Which just about includes all of the popular ones. For the functions: the functions (at first glance) look like they aren't capible of doing all that much, but don't let your guard down! These tiny functions (they all take 2-4 variables) can accept a massive amount of options, which give these FIVE little suckers the power of FORTY TWO seperate functions!

These are ALL of the Functions in the library as of now(Parameters not included for secrecy reasons):

*JSA_Init(parameters); //4 options, takes 4 variables: This function initializes the library for use.
*JSA_Voice(parameters); //10 options, takes 4 variables: This function controls the sound of the voice that the computer uses (male/female, timbre, etc.)
*JSA_Equalizer(parameters); //20 options, takes 4 variables: Controls audio output levels, bass/treble, speakers, etc.
*JSA_Capture(parameters); //4 options, takes 2 variables: Accepts and processes microphone input, records mic input, etc.
*JSA_DeInit(parameters); //4 options, takes 4 variables: This function de-initializes the library, and cleans everything up for a nice program exit.

As like before, I still don't have sound implemented, but I'm working on it. I'm hoping to make a breakthrough very soon...
===========================================

Does anybody know where I can find a good set of grammar rules, one that discusses the CREATION of words, not just the structure (rules like "i after e...", but real ones that actually work)? I need to be able to write a spell-checker algorithmn that doesn't require a dictionary. I believe it'll be the first of it's kind, but I can't afford to have a massive dictionary tagging along with an already massive project.

Radical Pi · « **Reply #1 on:** October 14, 2006, 02:08:00 pm »
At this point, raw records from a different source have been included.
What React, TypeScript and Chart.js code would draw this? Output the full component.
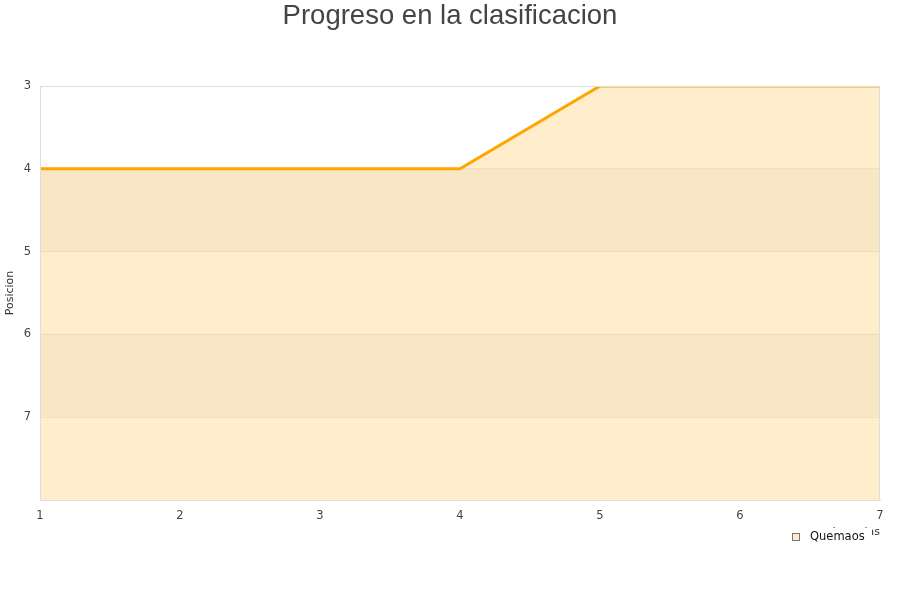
import React, { useEffect, useRef } from "react";
import { Chart, registerables } from "chart.js";

Chart.register(...registerables);

const jornadas = [1, 2, 3, 4, 5, 6, 7];
const posiciones = [4, 4, 4, 4, 3, 3, 3];
const seriesName = "Quemaos";
const chartTitle = "Progreso en la clasificacion";
const xTitle = "Jornadas";
const yTitle = "Posicion";

const ORANGE = "#FFA500";
const FILL = "rgba(255,165,0,0.2)";

// Alternating grey bands between horizontal grid lines
const bandsPlugin = {
  id: "bands",
  beforeDatasetsDraw(chart: any) {
    const { ctx, chartArea, scales } = chart;
    const y = scales.y;
    ctx.save();
    ctx.fillStyle = "rgba(0,0,0,0.035)";
    for (const [a, b] of [[4, 5], [6, 7]]) {
      const ya = y.getPixelForValue(a);
      const yb = y.getPixelForValue(b);
      ctx.fillRect(chartArea.left, Math.min(ya, yb), chartArea.right - chartArea.left, Math.abs(yb - ya));
    }
    ctx.restore();
  },
};

// Title, x-axis title and legend box drawn on top
const overlayPlugin = {
  id: "overlay",
  afterDraw(chart: any) {
    const { ctx, chartArea } = chart;
    ctx.save();
    ctx.fillStyle = "#444";
    ctx.font = '27.5px "Liberation Sans", Arial, sans-serif';
    ctx.textAlign = "center";
    ctx.textBaseline = "middle";
    ctx.fillText(chartTitle, 450, 16);

    ctx.font = '11px "DejaVu Sans", sans-serif';
    ctx.textAlign = "right";
    ctx.textBaseline = "alphabetic";
    ctx.fillStyle = "#333";
    ctx.fillText(xTitle, chartArea.right, 535);

    // legend
    ctx.fillStyle = "#fff";
    ctx.fillRect(782, 528, 90, 22);
    ctx.fillStyle = "#FEEBCB";
    ctx.fillRect(792.5, 533.5, 7, 7);
    ctx.strokeStyle = "#777";
    ctx.lineWidth = 1;
    ctx.strokeRect(792.5, 533.5, 7, 7);
    ctx.fillStyle = "#111";
    ctx.textAlign = "left";
    ctx.textBaseline = "middle";
    ctx.font = '11.5px "DejaVu Sans", sans-serif';
    ctx.fillText(seriesName, 810, 537.5);
    ctx.restore();
  },
};

export default function App() {
  const ref = useRef<HTMLCanvasElement>(null);
  useEffect(() => {
    document.body.style.margin = "0";
    const chart = new Chart(ref.current!, {
      type: "line",
      data: {
        labels: jornadas,
        datasets: [
          {
            label: seriesName,
            data: jornadas.map((x, i) => ({ x, y: posiciones[i] })),
            borderColor: ORANGE,
            backgroundColor: FILL,
            borderWidth: 3,
            pointRadius: 0,
            fill: { value: 8 },
            tension: 0,
          },
        ],
      },
      options: {
        animation: false,
        responsive: false,
        layout: { padding: { top: 86, right: 20, left: 0, bottom: 0 } },
        plugins: { legend: { display: false }, title: { display: false }, tooltip: { enabled: false } },
        scales: {
          x: {
            type: "linear",
            min: 1,
            max: 7,
            ticks: { stepSize: 1, color: "#444", font: { size: 11.5, family: "DejaVu Sans" }, padding: 9 },
            grid: { display: false, drawTicks: false },
            border: { color: "#ddd" },
            afterFit: (s: any) => { s.height = 100; },
          },
          y: {
            type: "linear",
            reverse: true,
            min: 3,
            max: 8,
            ticks: {
              stepSize: 1,
              color: "#444",
              font: { size: 11.5, family: "DejaVu Sans" },
              padding: 9,
              callback: (v: any) => (v === 8 ? "" : v),
            },
            grid: { color: "rgba(0,0,0,0.07)", drawTicks: false },
            border: { color: "#ddd" },
            title: { display: true, text: yTitle, color: "#333", font: { size: 11, family: "DejaVu Sans" }, padding: { top: 4, bottom: 0 } },
            afterFit: (s: any) => { s.width = 40; },
          },
        },
      },
      plugins: [
        bandsPlugin,
        overlayPlugin,
        {
          id: "frame",
          afterDatasetsDraw(chart: any) {
            const { ctx, chartArea } = chart;
            ctx.save();
            ctx.strokeStyle = "#ddd";
            ctx.lineWidth = 1;
            ctx.strokeRect(chartArea.left + 0.5, chartArea.top + 0.5, chartArea.right - chartArea.left - 1, chartArea.bottom - chartArea.top);
            ctx.restore();
          },
        },
      ],
    } as any);
    return () => chart.destroy();
  }, []);
  return (
    <div style={{ width: 900, height: 600 }}>
      <canvas ref={ref} width={900} height={600} />
    </div>
  );
}
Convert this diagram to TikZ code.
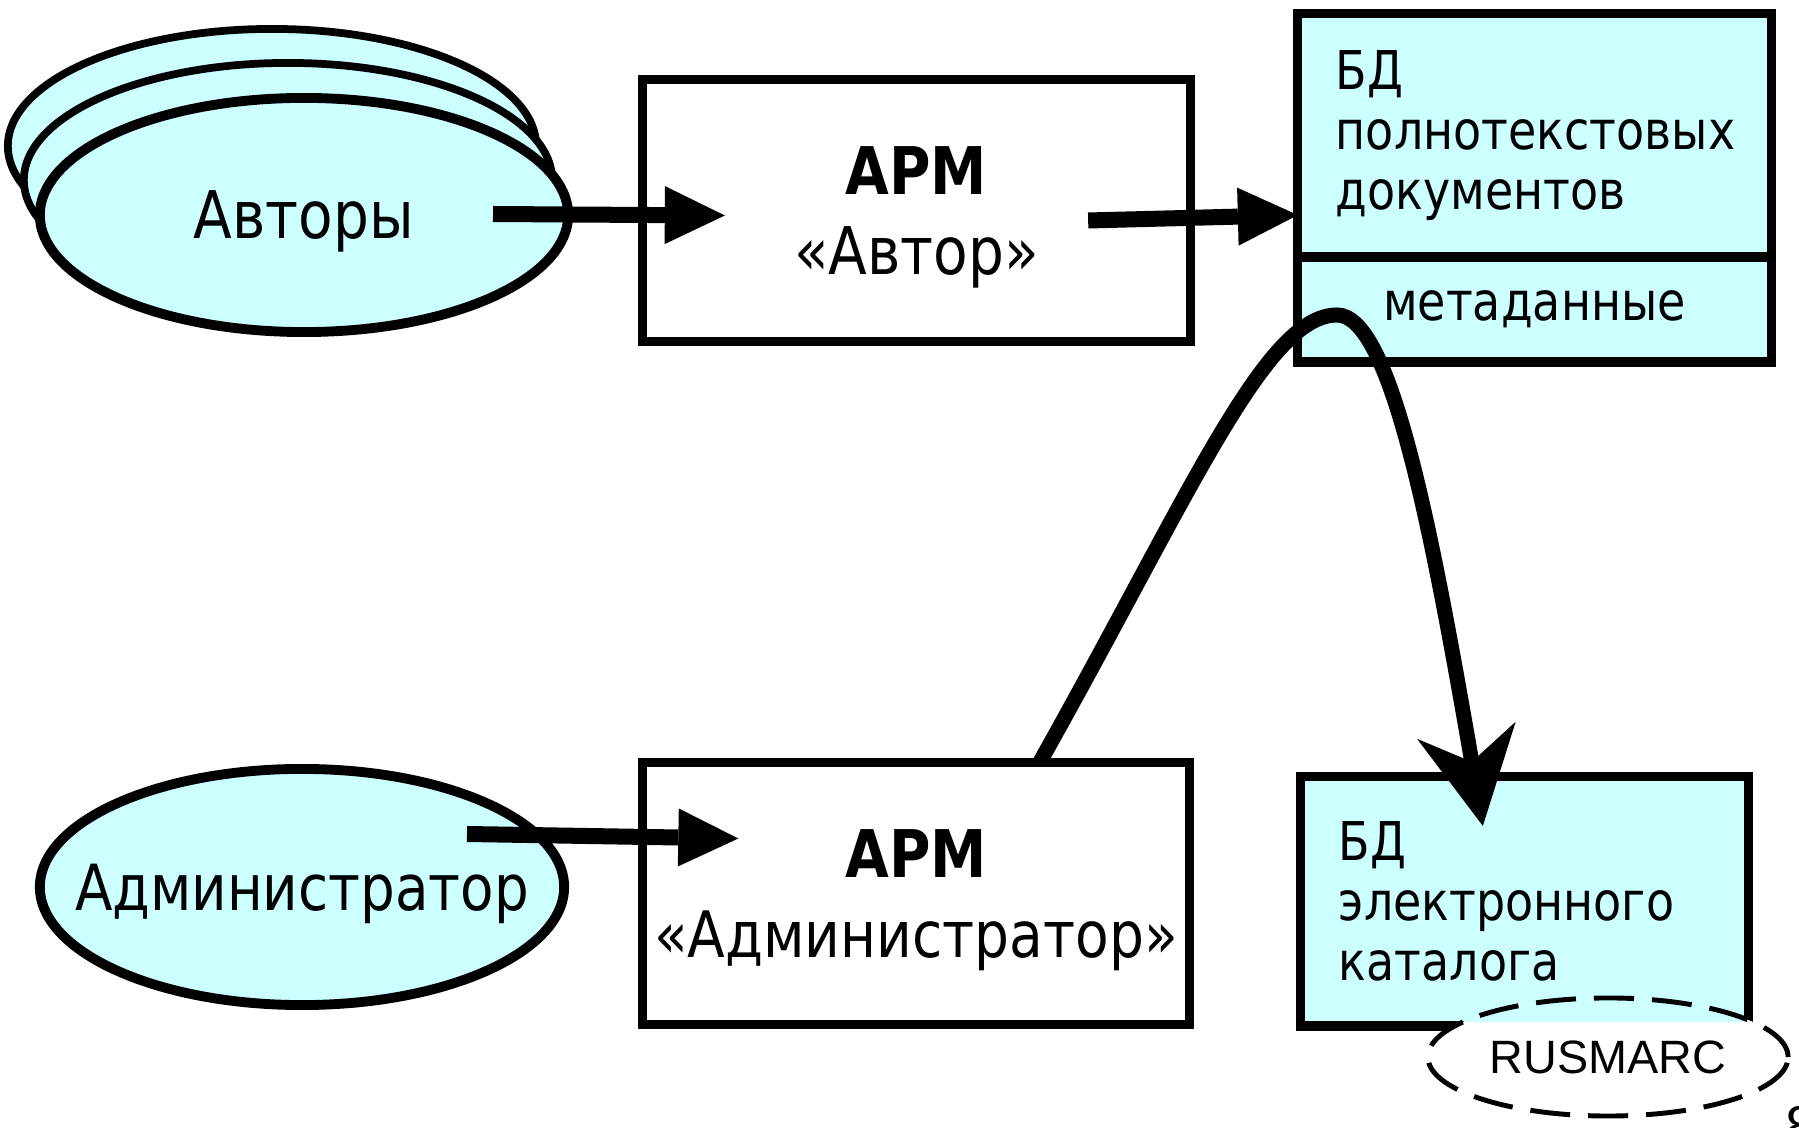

This is one of those great ideas that may never be finished, but I would love to see how far you can go with it, hopefully to a public release.

Spellshaper · « **Reply #2 on:** October 15, 2006, 01:52:00 am »

O_O

that is one big complex project I'd never even touch

Good luck on it. Yeah I tried one of those Speech-to-Text programs, and they get about every 3rd word wrong...

JincS · « **Reply #3 on:** October 15, 2006, 08:54:00 am »

Maybe someday (public release). It's more of a project just to research if it is possible (which I have concluded it is, but only if you have ALOT of time and money [not me

]), so I'm not expecting any releases for a LONG time. But hey, it's still a fun little thing to work on.

Radical Pi · « **Reply #4 on:** October 15, 2006, 09:35:00 am »

I would love to see any partially done version. Even if it just acknowledges I'm there, I would be impressed.
It having a full conversation with me, understanding what I'm saying and understanding what IT'S saying on more than a binary level... The concept of perception fascinates me, and so will this project.